Task to carry out. Copy out every line exactly, passing over the pictures.

Collected material.
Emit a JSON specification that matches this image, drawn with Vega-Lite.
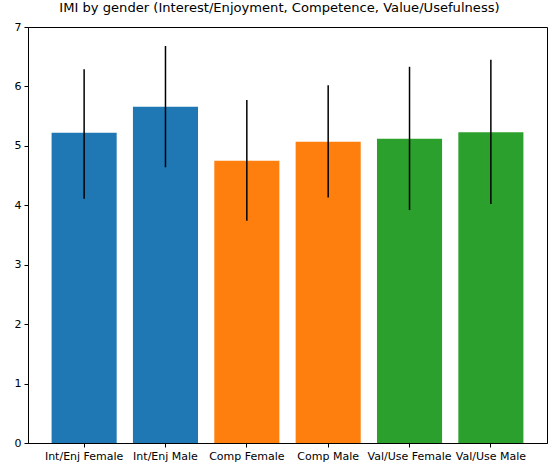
{
  "$schema": "https://vega.github.io/schema/vega-lite/v6.json",
  "width": 519,
  "height": 416,
  "autosize": {"type": "none"},
  "padding": {"left": 28, "top": 27, "right": 1, "bottom": 20},
  "background": "white",
  "title": {"text": "IMI by gender (Interest/Enjoyment, Competence, Value/Usefulness)", "font": "DejaVu Sans", "fontSize": 13.1, "fontWeight": "normal", "color": "black", "offset": 6, "anchor": "middle", "dx": -8},
  "config": {"view": {"stroke": "black", "strokeWidth": 1}},
  "data": {"values": [
    {"label": "Int/Enj Female", "group": "Int/Enj", "mean": 5.22, "lo": 4.11, "hi": 6.29},
    {"label": "Int/Enj Male", "group": "Int/Enj", "mean": 5.66, "lo": 4.64, "hi": 6.68},
    {"label": "Comp Female", "group": "Comp", "mean": 4.75, "lo": 3.74, "hi": 5.77},
    {"label": "Comp Male", "group": "Comp", "mean": 5.07, "lo": 4.13, "hi": 6.02},
    {"label": "Val/Use Female", "group": "Val/Use", "mean": 5.12, "lo": 3.92, "hi": 6.33},
    {"label": "Val/Use Male", "group": "Val/Use", "mean": 5.23, "lo": 4.02, "hi": 6.45}
  ]},
  "encoding": {
    "x": {"field": "label", "type": "nominal", "sort": null,
      "scale": {"paddingInner": 0.2, "paddingOuter": 0.29},
      "axis": {"title": null, "labelAngle": 0, "labelFont": "DejaVu Sans", "labelFontSize": 11, "labelColor": "black", "domainColor": "black", "tickColor": "black", "tickSize": 4, "labelPadding": 3}}
  },
  "layer": [
    {"mark": {"type": "bar"},
     "encoding": {
       "y": {"field": "mean", "type": "quantitative", "scale": {"domain": [0, 7], "nice": false},
         "axis": {"title": null, "values": [0,1,2,3,4,5,6,7], "format": "d", "grid": false, "labelFont": "DejaVu Sans", "labelFontSize": 11, "labelColor": "black", "domainColor": "black", "tickColor": "black", "tickSize": 4, "labelPadding": 3}},
       "color": {"field": "group", "type": "nominal", "legend": null,
         "scale": {"domain": ["Int/Enj", "Comp", "Val/Use"], "range": ["#1f77b4", "#ff7f0e", "#2ca02c"]}}
     }},
    {"mark": {"type": "rule", "color": "black", "strokeWidth": 1.5},
     "encoding": {"y": {"field": "lo", "type": "quantitative"}, "y2": {"field": "hi"}}}
  ]
}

Task response.
Emit a JSON specification that matches this image, drawn with Vega-Lite.
{
  "$schema": "https://vega.github.io/schema/vega-lite/v6.json",
  "width": 519,
  "height": 416,
  "autosize": {"type": "none"},
  "padding": {"left": 28, "top": 27, "right": 1, "bottom": 20},
  "background": "white",
  "title": {"text": "IMI by gender (Interest/Enjoyment, Competence, Value/Usefulness)", "font": "DejaVu Sans", "fontSize": 13.1, "fontWeight": "normal", "color": "black", "offset": 6, "anchor": "middle", "dx": -8},
  "config": {"view": {"stroke": "black", "strokeWidth": 1}},
  "data": {"values": [
    {"label": "Int/Enj Female", "group": "Int/Enj", "mean": 5.22, "lo": 4.11, "hi": 6.29},
    {"label": "Int/Enj Male", "group": "Int/Enj", "mean": 5.66, "lo": 4.64, "hi": 6.68},
    {"label": "Comp Female", "group": "Comp", "mean": 4.75, "lo": 3.74, "hi": 5.77},
    {"label": "Comp Male", "group": "Comp", "mean": 5.07, "lo": 4.13, "hi": 6.02},
    {"label": "Val/Use Female", "group": "Val/Use", "mean": 5.12, "lo": 3.92, "hi": 6.33},
    {"label": "Val/Use Male", "group": "Val/Use", "mean": 5.23, "lo": 4.02, "hi": 6.45}
  ]},
  "encoding": {
    "x": {"field": "label", "type": "nominal", "sort": null,
      "scale": {"paddingInner": 0.2, "paddingOuter": 0.29},
      "axis": {"title": null, "labelAngle": 0, "labelFont": "DejaVu Sans", "labelFontSize": 11, "labelColor": "black", "domainColor": "black", "tickColor": "black", "tickSize": 4, "labelPadding": 3}}
  },
  "layer": [
    {"mark": {"type": "bar"},
     "encoding": {
       "y": {"field": "mean", "type": "quantitative", "scale": {"domain": [0, 7], "nice": false},
         "axis": {"title": null, "values": [0,1,2,3,4,5,6,7], "format": "d", "grid": false, "labelFont": "DejaVu Sans", "labelFontSize": 11, "labelColor": "black", "domainColor": "black", "tickColor": "black", "tickSize": 4, "labelPadding": 3}},
       "color": {"field": "group", "type": "nominal", "legend": null,
         "scale": {"domain": ["Int/Enj", "Comp", "Val/Use"], "range": ["#1f77b4", "#ff7f0e", "#2ca02c"]}}
     }},
    {"mark": {"type": "rule", "color": "black", "strokeWidth": 1.5},
     "encoding": {"y": {"field": "lo", "type": "quantitative"}, "y2": {"field": "hi"}}}
  ]
}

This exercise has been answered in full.